### GOAL OF THE EXERCISE
Find and copy lines holding "React".

### DATA TO USE

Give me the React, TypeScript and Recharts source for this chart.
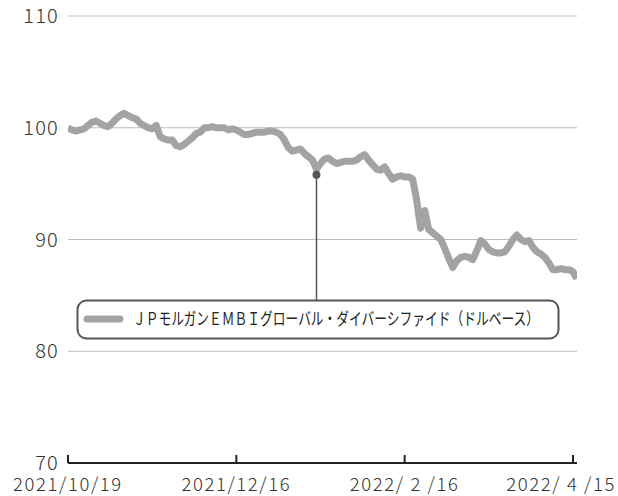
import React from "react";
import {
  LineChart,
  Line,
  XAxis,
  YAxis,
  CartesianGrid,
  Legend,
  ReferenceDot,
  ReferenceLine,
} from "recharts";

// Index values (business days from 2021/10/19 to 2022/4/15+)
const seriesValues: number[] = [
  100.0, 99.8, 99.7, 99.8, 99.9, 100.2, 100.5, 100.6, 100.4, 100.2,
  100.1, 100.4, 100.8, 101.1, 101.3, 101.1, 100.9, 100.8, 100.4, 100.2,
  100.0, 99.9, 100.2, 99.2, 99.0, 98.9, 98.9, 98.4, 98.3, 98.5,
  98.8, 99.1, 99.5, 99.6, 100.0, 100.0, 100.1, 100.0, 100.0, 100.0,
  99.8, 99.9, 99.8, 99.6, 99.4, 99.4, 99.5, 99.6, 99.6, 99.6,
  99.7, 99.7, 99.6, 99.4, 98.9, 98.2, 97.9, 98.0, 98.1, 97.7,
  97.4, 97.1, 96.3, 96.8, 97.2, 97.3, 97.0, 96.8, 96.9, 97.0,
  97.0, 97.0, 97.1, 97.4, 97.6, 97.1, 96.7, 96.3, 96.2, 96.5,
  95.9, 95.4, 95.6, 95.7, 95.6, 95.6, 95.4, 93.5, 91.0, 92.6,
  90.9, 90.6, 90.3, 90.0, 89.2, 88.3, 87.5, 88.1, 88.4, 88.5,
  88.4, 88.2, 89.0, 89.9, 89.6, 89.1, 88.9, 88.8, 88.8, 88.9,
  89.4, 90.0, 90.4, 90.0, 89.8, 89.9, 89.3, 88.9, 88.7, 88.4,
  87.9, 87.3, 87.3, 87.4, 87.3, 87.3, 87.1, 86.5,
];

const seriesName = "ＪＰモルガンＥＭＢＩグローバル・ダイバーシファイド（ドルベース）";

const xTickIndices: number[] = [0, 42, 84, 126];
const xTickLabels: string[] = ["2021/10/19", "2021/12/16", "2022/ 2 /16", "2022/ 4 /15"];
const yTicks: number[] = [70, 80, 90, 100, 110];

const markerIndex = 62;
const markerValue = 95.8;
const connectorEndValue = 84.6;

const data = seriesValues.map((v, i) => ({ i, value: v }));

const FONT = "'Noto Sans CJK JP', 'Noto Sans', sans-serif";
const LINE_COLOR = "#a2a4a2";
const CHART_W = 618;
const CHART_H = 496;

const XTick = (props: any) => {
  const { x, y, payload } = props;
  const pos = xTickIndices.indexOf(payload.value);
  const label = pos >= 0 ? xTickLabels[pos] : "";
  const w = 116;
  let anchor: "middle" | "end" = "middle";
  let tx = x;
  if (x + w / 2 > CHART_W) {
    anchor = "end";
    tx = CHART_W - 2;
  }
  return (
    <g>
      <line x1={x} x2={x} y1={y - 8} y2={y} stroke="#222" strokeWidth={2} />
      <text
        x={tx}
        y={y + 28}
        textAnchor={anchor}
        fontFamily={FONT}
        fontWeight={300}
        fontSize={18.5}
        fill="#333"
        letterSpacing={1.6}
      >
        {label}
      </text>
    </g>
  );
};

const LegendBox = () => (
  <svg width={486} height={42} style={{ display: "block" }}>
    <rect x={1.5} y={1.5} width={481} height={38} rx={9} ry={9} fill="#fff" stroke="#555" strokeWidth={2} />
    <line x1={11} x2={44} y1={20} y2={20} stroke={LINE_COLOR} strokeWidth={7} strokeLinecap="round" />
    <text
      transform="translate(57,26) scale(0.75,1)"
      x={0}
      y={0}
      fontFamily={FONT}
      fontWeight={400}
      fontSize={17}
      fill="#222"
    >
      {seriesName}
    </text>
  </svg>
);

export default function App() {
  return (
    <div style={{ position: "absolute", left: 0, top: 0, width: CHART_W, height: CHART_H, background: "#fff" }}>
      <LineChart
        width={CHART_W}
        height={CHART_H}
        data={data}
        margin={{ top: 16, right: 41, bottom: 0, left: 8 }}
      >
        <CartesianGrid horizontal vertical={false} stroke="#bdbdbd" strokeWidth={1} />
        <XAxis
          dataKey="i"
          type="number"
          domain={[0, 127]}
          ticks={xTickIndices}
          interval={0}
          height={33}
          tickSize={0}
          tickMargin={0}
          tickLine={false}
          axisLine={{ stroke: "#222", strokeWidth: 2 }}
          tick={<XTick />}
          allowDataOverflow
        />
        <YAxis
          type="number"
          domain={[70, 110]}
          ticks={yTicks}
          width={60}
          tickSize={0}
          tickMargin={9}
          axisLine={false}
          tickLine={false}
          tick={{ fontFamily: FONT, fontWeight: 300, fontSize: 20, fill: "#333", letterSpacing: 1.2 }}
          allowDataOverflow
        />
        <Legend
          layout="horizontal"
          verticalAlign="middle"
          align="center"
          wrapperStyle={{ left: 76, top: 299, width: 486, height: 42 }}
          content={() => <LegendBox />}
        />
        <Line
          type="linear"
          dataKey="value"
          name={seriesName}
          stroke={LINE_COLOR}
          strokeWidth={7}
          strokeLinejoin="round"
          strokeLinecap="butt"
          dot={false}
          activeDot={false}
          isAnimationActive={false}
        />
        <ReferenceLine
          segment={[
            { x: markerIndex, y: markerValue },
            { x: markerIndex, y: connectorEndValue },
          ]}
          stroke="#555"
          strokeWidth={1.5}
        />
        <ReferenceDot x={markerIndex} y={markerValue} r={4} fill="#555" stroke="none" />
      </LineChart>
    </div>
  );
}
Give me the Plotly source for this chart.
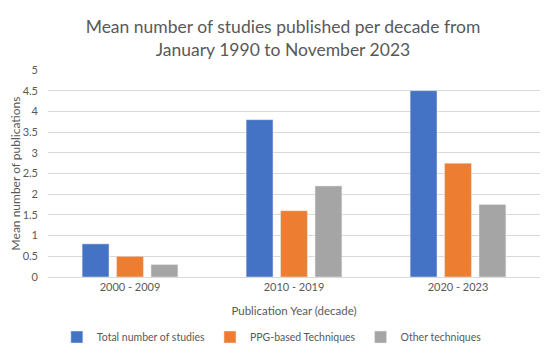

### WRITTEN SOLUTION
Give me the React, TypeScript and Recharts source for this chart.
import React from "react";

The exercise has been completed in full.